Dunn will have value defending at the point of attack and jumping passing lanes and otherwise helping off ball, similarly to the way Tony Snell will, having presence in the lane while the center is up away from the rim helping on ball screens.
He will also be an option on defensive possessions late in close games. When game and score allow we might see Dunn deployed on defensive possessions while Young sits them out.
Offensively, Dunn never became the point guard and creator that many hoped he would be when he was drafted fifth overall in 2016. Having been a starter at three years at Providence College, Dunn was seen in some circles as an experienced young player that could immediately be trusted to run an NBA offense.
That never worked out.
Dunn struggles as a perimeter shooter. He’s converted only 30.6% of his three-point attempts in his four seasons in the NBA. However, he did show some progress as a shooter during his second (32.1% from the arc) and third (35.4%) and third seasons.
His best shooting season, maybe expectedly, came during the season when he played the fewest minutes at the point guard position, per basketball reference.
It would seem that Dunn’s role on his new team will be to exclusively play on the wing. Apart from his rookie season in Minnesota, he’s never played on a team where it was clear who the actual point guard was. As such, there may be some legitimate reason for optimism that he might find his way back to shooting 35% or so from distance in a well-defined role with Young as obvious offensive creator.
Additionally, we might see Dunn used in the minutes that Gallinari will be on the court serving as the primary facilitator when Young is resting. One of the primary values of Gallinari is that he’s reliable enough to power the offenses for stretches as the focal point.
While Dunn has never been anything of a volume cutter in the league, the leverage that both Young and Gallinari can generate on defensives working on the perimeter and in the extended post area should allow Dunn to put his athletic skills to use when having the opportunity to maximize himself as an offensive player working largely off of the basketball.
Despite the results, the Hawks, under Lloyd Pierce, have generated a favorable shot profile in each of the last two seasons. While Gallinari and Snell are sure to help them to be more productive at the three-point line, Dunn could help them in the other critical area: converting shots at the rim.
Dunn converted an impressive 61.1% of his lay ups last year.

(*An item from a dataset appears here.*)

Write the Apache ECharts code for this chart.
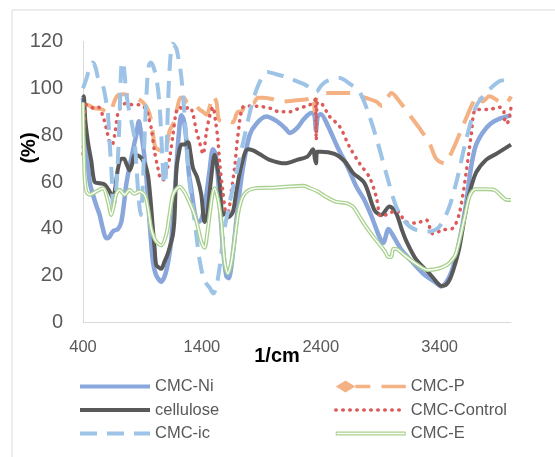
<!DOCTYPE html>
<html lang="en">

<head>
    <meta charset="UTF-8">
    <title>FTIR</title>
    <script src="https://cdn.jsdelivr.net/npm/echarts@6.0.0/dist/echarts.min.js"></script>
    <style>
        html, body { margin: 0; padding: 0; background: #fff; }
        #app { width: 555px; height: 457px; }
    </style>
</head>

<body>
    <div id="app"></div>
    <script>
        // wavenumber (1/cm), transmittance (%)
        let niData = [[400,96],[415,84],[428,76],[445,65],[460,59],[484,54.6],[512,50],[540,46],[568,40],[596,36],[620,36.5],[652,39],[694,40],[722,43],[745,51],[764,59],[785,65],[806,70],[830,76],[848,80],[870,86],[885,82],[904,76],[932,63],[960,43],[988,26],[1010,21],[1030,19],[1058,17.5],[1080,19],[1100,22],[1120,27],[1142,35],[1165,50],[1185,66],[1205,80],[1227,88.5],[1245,87],[1265,80],[1290,64],[1311,57],[1339,47],[1365,43],[1395,44],[1430,52],[1465,65],[1493,74],[1515,72],[1535,62],[1549,52],[1577,32],[1605,20],[1625,19],[1650,25],[1689,43],[1720,57],[1745,66],[1801,80],[1860,85],[1940,88],[2030,86],[2100,83],[2140,81],[2200,83],[2260,87],[2320,89.5],[2345,89],[2360,82],[2375,88],[2400,89],[2460,84],[2540,75],[2630,66],[2700,58],[2760,53],[2830,45],[2890,37],[2925,34],[2970,40],[3010,37],[3080,31],[3150,27],[3260,21],[3370,17],[3410,15.5],[3470,18.5],[3520,25],[3570,36],[3620,50],[3660,65],[3700,75],[3760,81],[3830,85],[3900,87],[4000,88.5]]
        let pData = [[400,92],[430,93],[500,91.5],[560,91],[600,90],[630,90],[660,94],[690,97],[740,97.5],[800,96.8],[848,96],[904,94],[940,91.5],[960,89],[974,86],[990,80],[1002,76],[1016,74.5],[1050,73.5],[1086,73],[1110,77],[1129,82],[1150,84],[1171,86],[1195,92],[1220,96],[1250,96],[1269,94.4],[1300,93.5],[1340,93],[1380,91],[1409,90],[1440,88.7],[1465,92],[1490,96.6],[1521,94.4],[1540,87],[1563,86],[1591,86.6],[1630,86],[1661,85.5],[1703,90],[1731,90],[1773,94],[1829,93.5],[1870,96],[1913,96],[1990,95.5],[2081,94.4],[2193,94.9],[2300,95.5],[2334,96.6],[2350,90],[2365,96],[2390,97.3],[2474,98],[2642,98],[2782,95.9],[2866,94.4],[2915,92.5],[2960,96],[2995,98],[3062,94.4],[3146,88.7],[3230,83],[3314,76.6],[3370,70],[3440,68],[3510,73.8],[3594,83.8],[3678,93.7],[3720,97.3],[3762,94.4],[3818,96.6],[3902,94.4],[3958,93.7],[4000,96.6]]
        let celluloseData = [[400,96],[406,96.6],[420,86],[445,76],[470,69],[498,60],[540,59.5],[582,59],[624,56],[652,53],[670,57],[695,66],[722,70],[745,70],[764,68],[792,65],[815,68],[834,71.6],[876,71],[918,68],[946,63],[960,57],[974,49],[988,40],[1002,32],[1016,24.6],[1040,23.5],[1058,23],[1085,26],[1110,29],[1128,32],[1156,37.5],[1170,45],[1185,65],[1205,72],[1227,76],[1250,76],[1283,77],[1305,72],[1325,66],[1360,62],[1395,54.6],[1423,43],[1445,46],[1470,58],[1490,67],[1507,71.6],[1528,67],[1549,60],[1577,46],[1605,47],[1625,45],[1661,47.4],[1690,56],[1731,67],[1787,74],[1830,73.5],[1885,72],[1969,69.5],[2100,68],[2200,69.5],[2290,71],[2335,74],[2350,70],[2360,68],[2370,73],[2400,73],[2516,72],[2600,69],[2670,64],[2768,59.5],[2852,48],[2908,46],[2978,49.6],[3034,46.7],[3080,40],[3118,35],[3202,27],[3314,21],[3380,17],[3412,15.7],[3450,16],[3490,19],[3530,25],[3566,32],[3610,45],[3650,55],[3706,64],[3790,69.5],[3874,72],[4000,76]]
        let controlData = [[400,72],[407,81],[415,88],[428,93],[456,92.5],[484,91.6],[530,92],[568,88],[596,83],[624,77],[645,76],[666,80],[694,89.5],[722,92.3],[764,93.7],[820,93],[876,93],[932,91],[955,87],[974,83],[1002,73],[1030,66],[1058,61],[1080,61],[1100,64],[1128,70],[1156,80],[1185,90],[1213,92],[1241,91],[1297,92],[1325,89],[1353,82],[1380,77],[1410,72],[1437,81],[1465,88],[1493,92],[1515,86],[1535,78],[1550,68],[1577,56],[1605,47],[1619,47],[1647,56],[1675,66],[1703,80],[1745,92],[1800,92.5],[1885,92.3],[1969,91.6],[2053,90],[2138,90],[2193,91],[2306,93],[2345,94],[2355,96.6],[2362,78],[2372,94],[2404,93.7],[2474,88],[2558,83.8],[2642,75],[2726,68],[2810,62],[2866,53.8],[2908,45.3],[2978,46.7],[3034,48],[3118,43],[3202,42.5],[3286,43.9],[3342,38],[3426,39.6],[3510,40.3],[3566,46.7],[3622,63.8],[3664,79.5],[3706,91],[3818,91],[3900,92],[3935,91],[3955,85],[3980,86],[4000,92]]
        let icData = [[400,100],[428,104],[456,108.7],[484,111],[505,109],[530,104],[568,101],[596,94],[610,89],[624,77],[640,64],[655,50],[670,52],[690,66],[705,84],[722,109],[735,111.5],[750,106],[764,98],[790,90],[815,84],[834,78],[850,66],[870,52],[885,46],[900,55],[920,82],[940,103],[955,110],[970,111],[1000,108],[1030,100],[1050,88],[1068,70],[1082,59],[1095,62],[1110,85],[1128,108],[1155,119],[1185,117],[1205,112],[1227,105],[1255,88],[1280,70],[1300,58],[1340,43],[1380,27],[1420,18],[1465,15],[1495,12.5],[1520,15],[1550,24],[1590,40],[1650,55],[1700,66],[1760,80],[1820,93],[1880,102],[1950,107],[2026,106],[2100,105],[2166,103.7],[2250,102],[2320,100],[2362,98.5],[2400,101],[2446,103],[2558,104.4],[2642,102],[2726,98.5],[2810,88],[2880,76.6],[2950,63.8],[3034,49.6],[3118,42.5],[3202,39.6],[3314,38.9],[3398,41],[3482,49.6],[3552,62.4],[3622,78],[3706,92.3],[3790,98],[3902,103],[3986,103.7]]
        let eData = [[400,94],[406,75],[414,62],[428,56],[456,54.6],[512,56],[568,57.4],[610,51.7],[638,46],[655,49],[680,55],[708,56.7],[750,54.6],[792,56.7],[830,55],[876,56],[918,54.6],[946,49],[974,40],[1000,36],[1016,34.6],[1058,33],[1100,37.5],[1128,46],[1156,54.6],[1185,57],[1213,58],[1250,56],[1290,52],[1339,46],[1370,40],[1395,34.6],[1423,32],[1445,38],[1465,46],[1490,55],[1507,57.4],[1525,55],[1545,50],[1563,43],[1591,26],[1619,21],[1640,24],[1661,30],[1703,46],[1730,52],[1759,55],[1800,56.7],[1850,57.4],[2000,57.6],[2100,58],[2255,58.4],[2300,57.6],[2374,56],[2434,54],[2523,51.7],[2614,51],[2671,49.5],[2726,45.3],[2780,41],[2838,37],[2900,33],[2939,30.5],[2969,28],[2992,28],[3010,31.5],[3034,31.5],[3087,29.5],[3150,27],[3206,25],[3296,22.5],[3385,23],[3459,24.6],[3500,26.5],[3533,29],[3570,36],[3610,45],[3652,54],[3700,57],[3741,57],[3800,57],[3860,56.7],[3920,54],[3960,52.5],[4000,52.4]]

        let xLabels = [400, 1400, 2400, 3400]
        let font = 'Liberation Sans, Arial, sans-serif'

        let mCharts = echarts.init(document.getElementById('app'))

        function line(name, data, color, width, type, extra) {
            return Object.assign({
                name: name,
                type: 'line',
                data: data,
                symbol: 'none',
                smooth: 0.3,
                color: color,
                lineStyle: { color: color, width: width, type: type },
                emphasis: { disabled: true },
                silent: true
            }, extra || {})
        }

        let legendText = { color: '#595959', fontFamily: font, fontSize: 16.5 }
        let noMark = { opacity: 0 }
        let thick = { width: 4 }

        let option = {
            animation: false,
            backgroundColor: '#fff',
            grid: { left: 83, right: 44, top: 41.5, bottom: 134.3 },
            xAxis: {
                type: 'value',
                min: 400,
                max: 4000,
                interval: 200,
                axisLine: { show: true, lineStyle: { color: '#d9d9d9', width: 1 } },
                axisTick: { show: false },
                splitLine: { show: false },
                axisLabel: {
                    color: '#595959', fontFamily: font, fontSize: 16.5, margin: 16,
                    formatter: v => xLabels.indexOf(v) >= 0 ? String(v) : ''
                }
            },
            yAxis: {
                type: 'value',
                min: 0,
                max: 120,
                interval: 20,
                axisLine: { show: true, lineStyle: { color: '#d9d9d9', width: 1 } },
                axisTick: { show: false },
                splitLine: { show: false },
                axisLabel: { color: '#595959', fontFamily: font, fontSize: 20, margin: 20 }
            },
            legend: [{
                orient: 'vertical', left: 78, top: 378, bottom: 0, padding: 0,
                itemWidth: 70, itemHeight: 14, itemGap: 6.5,
                textStyle: legendText,
                selectedMode: false,
                data: [
                    { name: 'CMC-Ni', itemStyle: noMark, lineStyle: thick },
                    { name: 'cellulose', itemStyle: noMark, lineStyle: thick },
                    { name: 'CMC-ic', itemStyle: noMark, lineStyle: thick }
                ]
            }, {
                orient: 'vertical', left: 334, top: 378, bottom: 0, padding: 0,
                itemWidth: 70, itemHeight: 14, itemGap: 6.5,
                textStyle: legendText,
                selectedMode: false,
                data: [
                    { name: 'CMC-P', icon: 'path://M0,7L10.5,0.5L21,7L10.5,13.5Z M21,5H37V9H21Z M49,5H75V9H49Z', itemStyle: { color: '#f4b183', borderWidth: 0 } },
                    { name: 'CMC-Control', itemStyle: noMark, lineStyle: { width: 3.5, type: [0.5, 6.5], cap: 'round' } },
                    { name: 'CMC-E', icon: 'path://M0,0H70V4H0Z M1,1.3V2.7H69V1.3Z', itemStyle: { color: '#a9d18e', borderWidth: 0 } }
                ]
            }],
            graphic: [
                { type: 'rect', shape: { x: 12, y: 10, width: 600, height: 500 }, style: { fill: 'none', stroke: '#d9d9d9', lineWidth: 1 }, silent: true },
                { type: 'text', x: 29, y: 148, rotation: Math.PI / 2, style: { text: '(%)', font: 'bold 20px Liberation Sans, Arial, sans-serif', fill: '#000', textAlign: 'center', textVerticalAlign: 'middle' } },
                { type: 'text', x: 277, y: 356, style: { text: '1/cm', font: 'bold 20px Liberation Sans, Arial, sans-serif', fill: '#000', textAlign: 'center', textVerticalAlign: 'middle' } }
            ],
            series: [
                line('CMC-Ni', niData, '#8aa7dc', 4.5, 'solid'),
                line('CMC-P', pData, '#f4b183', 4, [24, 11]),
                line('cellulose', celluloseData, '#595959', 4, 'solid'),
                line('CMC-Control', controlData, '#dc5a5a', 3.5, [0.5, 6.5], { lineStyle: { color: '#dc5a5a', width: 3.5, type: [0.5, 6.5], cap: 'round' } }),
                line('CMC-ic', icData, '#9dc3e6', 4, [17, 10]),
                line('CMC-E', eData, '#a9d18e', 4, 'solid'),
                line('CMC-E-inner', eData, '#ffffff', 1.4, 'solid')
            ]
        }
        mCharts.setOption(option)
    </script>
</body>

</html>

It should be noted that in the NBA lay ups are not easy shots. Many big men in the league struggle to make the 60% threshold. He posted a mark of 64.7% on all shots at the rim. Only the elite finishers in the league, mostly centers, generally surpass the 70% threshold there.
Among guards in the league, when controlling for volume (125 attempts or more), Dunn was thirteenth in the league in field goal percentage on shots inside the restricted area. Of the players ahead of him, three were All-Stars.
He’s never measured well in the pick and roll, but it stands to reason that Dunn will not be asked to do much of that for Atlanta apart from occasional action on the weak side of the floor that is likely to be simplified by way of dribble hand offs (DHOs) and basic reads involving just one or two defenders.
It very well could be that the role that Dunn will fill for Atlanta will be the one that has been right for him all along. He’s legitimately one of the very best defensive guards in the league and has premium value defending even the best offensive creators at the point of attack. From there, the offensive role that he seems destined for could lead to the most confident approach he’s had on that end of the court in his time in the league.